Run this cell to verify the agent works correctly with a simple test question.

In [None]:
# Simple test
test_question = "What are the key benefits and challenges of using large language models in enterprise applications?"

print(f"Testing Agile Sprints Agent with question:\n{test_question}\n")
print("Running sprint-based research (this may take several minutes)...\n")

try:
    result = agile_sprints_agent({"question": test_question})
    
    print("=" * 80)
    print("FINAL REPORT")
    print("=" * 80)
    print(result["output"][:3000] + "..." if len(result["output"]) > 3000 else result["output"])
    print("\n" + "=" * 80)
    print(f"Report length: {len(result['output'])} characters")
    print(f"Number of sprint findings: {len(result.get('sprint_findings', []))}")
    print(f"Number of retrospectives: {len(result.get('retrospective_notes', []))}")
    print("Agent test PASSED ✓")
except Exception as e:
    print(f"Agent test FAILED: {e}")
    import traceback
    traceback.print_exc()
    raise

## 7. Evaluation Harness Integration

Once the manual test passes, uncomment and run the cells below for full evaluation.

In [None]:
# Import evaluation harness and metrics
import sys
sys.path.insert(0, "..")
from evaluation import (
    ExperimentHarness, 
    fact_recall, 
    citation_precision,
    coherence_judge, 
    depth_judge, 
    relevance_judge,
    minimum_sources_check
)

# Initialize harness with the golden test dataset
harness = ExperimentHarness(
    dataset_path="../data/deep_research_agent_test_dataset.yaml",
    langsmith_dataset_name="deep-research-golden-v2"
)

print("Evaluation harness initialized successfully!")
print(f"Dataset: {harness.dataset_path}")
print(f"LangSmith dataset name: {harness.langsmith_dataset_name}")

### 7.1 Full Evaluation

This runs the complete evaluation on all 20 questions.

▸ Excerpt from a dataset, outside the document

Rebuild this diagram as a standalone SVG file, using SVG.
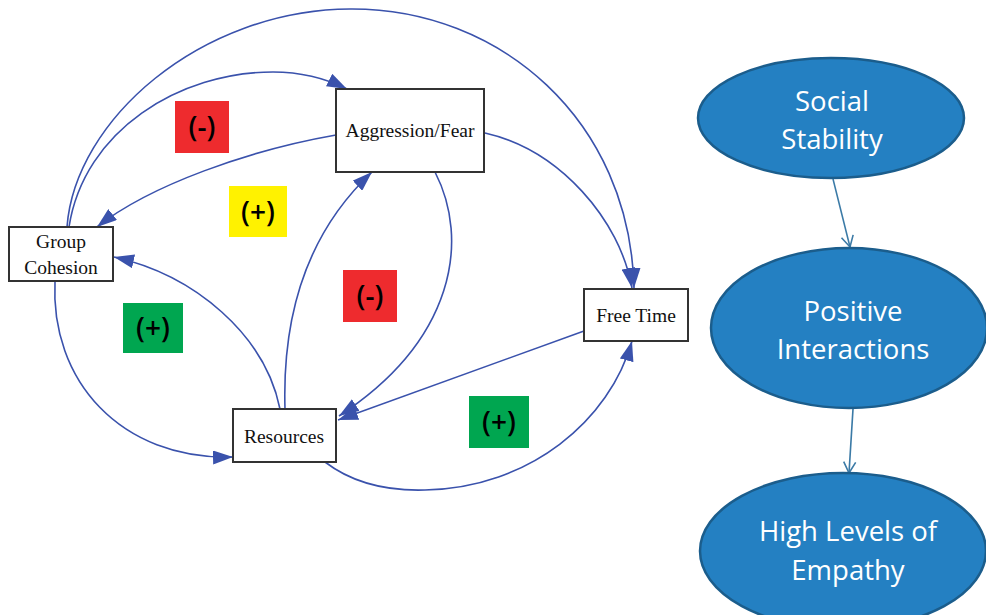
<svg xmlns="http://www.w3.org/2000/svg" width="986" height="615" viewBox="0 0 986 615">
<style>
.box{fill:#fff;stroke:#333;stroke-width:2}
.bt{font-family:"Liberation Serif",serif;font-size:19.5px;fill:#111;text-anchor:middle}
.edge{fill:none;stroke:#3a52ac;stroke-width:1.6}
.lab{font-family:"Open Sans","Liberation Sans",sans-serif;font-size:28px;font-weight:600;fill:#000;text-anchor:middle}
.ell{fill:#2480c2;stroke:#1b5d8c;stroke-width:2.5}
.et{font-family:"Open Sans","Liberation Sans",sans-serif;font-size:27.5px;fill:#fff;text-anchor:middle}
.e2{fill:none;stroke:#3b7aa6;stroke-width:1.6}
</style>
<defs>
<marker id="ah" markerUnits="userSpaceOnUse" markerWidth="20" markerHeight="14" refX="20" refY="7" orient="auto">
<path d="M0,0 L20,7 L0,14 z" fill="#3a52ac"/>
</marker>
<marker id="va" markerUnits="userSpaceOnUse" markerWidth="14" markerHeight="14" refX="12" refY="7" orient="auto">
<path d="M1,1 L12,7 L1,13" fill="none" stroke="#3b7aa6" stroke-width="1.6"/>
</marker>
</defs>
<rect width="986" height="615" fill="#fff"/>
<g id="connectors">
<path class="edge" marker-end="url(#ah)" d="M67,227 C75,120 200,10 350,9 C500,8 630,120 634,288"/>
<path class="edge" marker-end="url(#ah)" d="M69,227 C84,130 180,72 273,72 C300,72 325,78 347,89"/>
<path class="edge" marker-end="url(#ah)" d="M336,135 C250,150 150,185 97,227"/>
<path class="edge" marker-end="url(#ah)" d="M485,133 C560,150 620,220 632,288"/>
<path class="edge" marker-end="url(#ah)" d="M435,172 C470,240 455,340 339,416"/>
<path class="edge" marker-end="url(#ah)" d="M285,409 C282,310 310,230 372,172"/>
<path class="edge" marker-end="url(#ah)" d="M280,409 C265,335 195,275 114,257"/>
<path class="edge" marker-end="url(#ah)" d="M584,331 L338,420"/>
<path class="edge" marker-end="url(#ah)" d="M55,281 C50,380 120,460 233,457"/>
<path class="edge" marker-end="url(#ah)" d="M325,462 C355,485 390,491 425,490 C530,488 610,420 632,341"/>
<path class="e2" marker-end="url(#va)" d="M833,179 L850,247"/>
<path class="e2" marker-end="url(#va)" d="M853,409 L849,473"/>
</g>
<g id="aggression">
<rect class="box" x="336" y="89" width="148" height="83"/>
<text class="bt" x="410" y="137">Aggression/Fear</text>
</g>
<g id="group-cohesion">
<rect class="box" x="9" y="227" width="104" height="54"/>
<text class="bt" x="61" y="248">Group</text>
<text class="bt" x="61" y="274">Cohesion</text>
</g>
<g id="resources">
<rect class="box" x="233" y="409" width="103" height="53"/>
<text class="bt" x="284" y="443">Resources</text>
</g>
<g id="free-time">
<rect class="box" x="584" y="289" width="104" height="52"/>
<text class="bt" x="636" y="322">Free Time</text>
</g>
<g id="label-1"><rect x="175" y="101" width="54" height="52" fill="#ee2b2e"/><text class="lab" x="202" y="137">(-)</text></g>
<g id="label-2"><rect x="229" y="186" width="58" height="51" fill="#fff200"/><text class="lab" x="258" y="222">(+)</text></g>
<g id="label-3"><rect x="343" y="270" width="54" height="52" fill="#ee2b2e"/><text class="lab" x="370" y="306">(-)</text></g>
<g id="label-4"><rect x="123" y="303" width="60" height="50" fill="#00a650"/><text class="lab" x="153" y="338">(+)</text></g>
<g id="label-5"><rect x="469" y="396" width="60" height="52" fill="#00a650"/><text class="lab" x="499" y="432">(+)</text></g>
<g id="social-stability">
<ellipse class="ell" cx="831" cy="118" rx="133" ry="60"/>
<text class="et" x="832" y="111">Social</text>
<text class="et" x="832" y="149">Stability</text>
</g>
<g id="positive-interactions">
<ellipse class="ell" cx="849" cy="328" rx="138" ry="80"/>
<text class="et" x="853" y="321">Positive</text>
<text class="et" x="853" y="359">Interactions</text>
</g>
<g id="high-empathy">
<ellipse class="ell" cx="843" cy="551" rx="143" ry="78"/>
<text class="et" x="848" y="541">High Levels of</text>
<text class="et" x="848" y="580">Empathy</text>
</g>
</svg>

**⚠️ WARNING:** This is expensive and time-consuming!
- **Expected runtime:** 1-2 hours
- Single run to reduce cost

In [None]:
# Full Evaluation on All 20 Questions
# ⚠️ EXPENSIVE - Only uncomment when ready for full evaluation
# Uncomment to run:

# # Define comprehensive evaluator suite
# evaluators = [
#     fact_recall,              # Required facts coverage
#     citation_precision,       # Citation URL validity
#     minimum_sources_check,    # Minimum source count
#     coherence_judge,          # Logical structure
#     depth_judge,              # Analysis depth
#     relevance_judge,          # Addresses question
# ]
# 
# # Run full evaluation
# print("Starting FULL evaluation on all 20 questions...")
# print("Agile Sprints Agent - this will take 1-2 hours.")
# print("=" * 80 + "\n")
# 
# results = harness.run_evaluation(
#     agent_fn=agile_sprints_agent,
#     evaluators=evaluators,
#     experiment_name="agile_sprints_v1",
#     monte_carlo_runs=1,  # Single run to reduce cost
#     max_concurrency=2,   # Lower concurrency for stability
#     description="Agile Sprints paradigm evaluation on all difficulty tiers"
# )
# 
# # Display comprehensive results
# print("\n" + "=" * 80)
# print("FULL EVALUATION RESULTS")
# print("=" * 80)
# print(f"Experiment: {results.experiment_name}")
# print(f"Questions evaluated: {results.num_questions}")
# print(f"Runs per question: {results.num_runs}")
# 
# print(f"\n{'Metric':<30} {'Mean':<10}")
# print("-" * 40)
# for metric_name in sorted(results.metrics.keys()):
#     if not metric_name.endswith('_std'):
#         value = results.metrics.get(metric_name, 0)
#         print(f"{metric_name:<30} {value:<10.3f}")
# 
# # Save results to file
# import json
# from datetime import datetime
# 
# results_file = Path("../results") / f"agile_sprints_results_{datetime.now().strftime('%Y%m%d_%H%M%S')}.json"
# results_file.parent.mkdir(exist_ok=True)
# 
# with open(results_file, 'w') as f:
#     json.dump({
#         "experiment_name": results.experiment_name,
#         "num_questions": results.num_questions,
#         "num_runs": results.num_runs,
#         "metrics": results.metrics,
#         "per_question": results.per_question_results
#     }, f, indent=2)
# 
# print(f"\nResults saved to: {results_file}")

print("Full evaluation cell ready. Uncomment to run when ready.")

### 7.2 Viewing Results in LangSmith

After running an evaluation, you can view detailed results in the LangSmith UI:

1. Go to https://smith.langchain.com
2. Navigate to your project (`deep_research_new`)
3. Click on "Datasets" to see your test dataset
4. Click on "Experiments" to see evaluation runs
5. Compare Agile Sprints vs Baseline results